I’d always used SQL datastores prior to this, and a few things about riak tripped me up. We had a data structure that was logically “a parent object with zero or more child objects.” In SQL, the logical approach to that structure is to have a table that contains the parent object, and then another table for the child objects which has a foreign key back to the parent object. And so we pretty much duplicated that pattern in riak: we have a bucket for the parent, a bucket for the children, and we constructed a search index linking the two together.
So right there, that was probably a mistake. Unlike SQL, you should only follow that pattern in riak if you really, really, really have to. We didn’t, and would probably have been 100% better off if we had just stored the entire composite object in one bucket.

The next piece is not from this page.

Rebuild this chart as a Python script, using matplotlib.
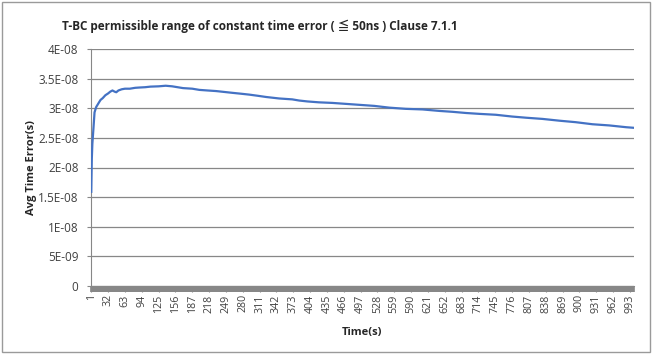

But let’s say that you either made the mistake or there’s a genuinely good reason that it’s not a mistake for you. What we started to realize was that when we stored a parent/children object combination and then went and retrieved it a few seconds later, there was a very good chance that we got back either the parent or the children stale.
We knew, of course, that riak is eventual consistency and all that, but I had assumed that this was a misty, far-off problem for people running massive operations across dozens of nodes and millions of operations. Turns out, no, you have to account for it right from the start.
But it’s not that hard to account for. We had a method of telling (within limits) whether the children and the parent object were in agreement. We were running that kind of validity check when we saved, so we just imported the validity check in our load function. Then, once we’ve composed the object in code, we run the validity check. If it comes back invalid, we just try the entire load again, eventually backing off in time. Our scheme is that the first retry is instantaneous, and then for each additional retry, we back off a power of two seconds: 1, 2, 4, 8. If after the 8 second delay and reload, the object is still inconsistent, we give up and assume that there’s an actual data error.
I was a little dubious about this when I coded it. It’s a few simple lines of code to write, and I was dubious that it would actually end up helping much in production. I was pretty badly wrong. We see the back-off happen all the time in our relatively small operation, and usually after one to three retries (0 to 3 seconds total delay), the data achieves consistency. We had an immediate improvement in our holistic sense of the health of our service after implementing it.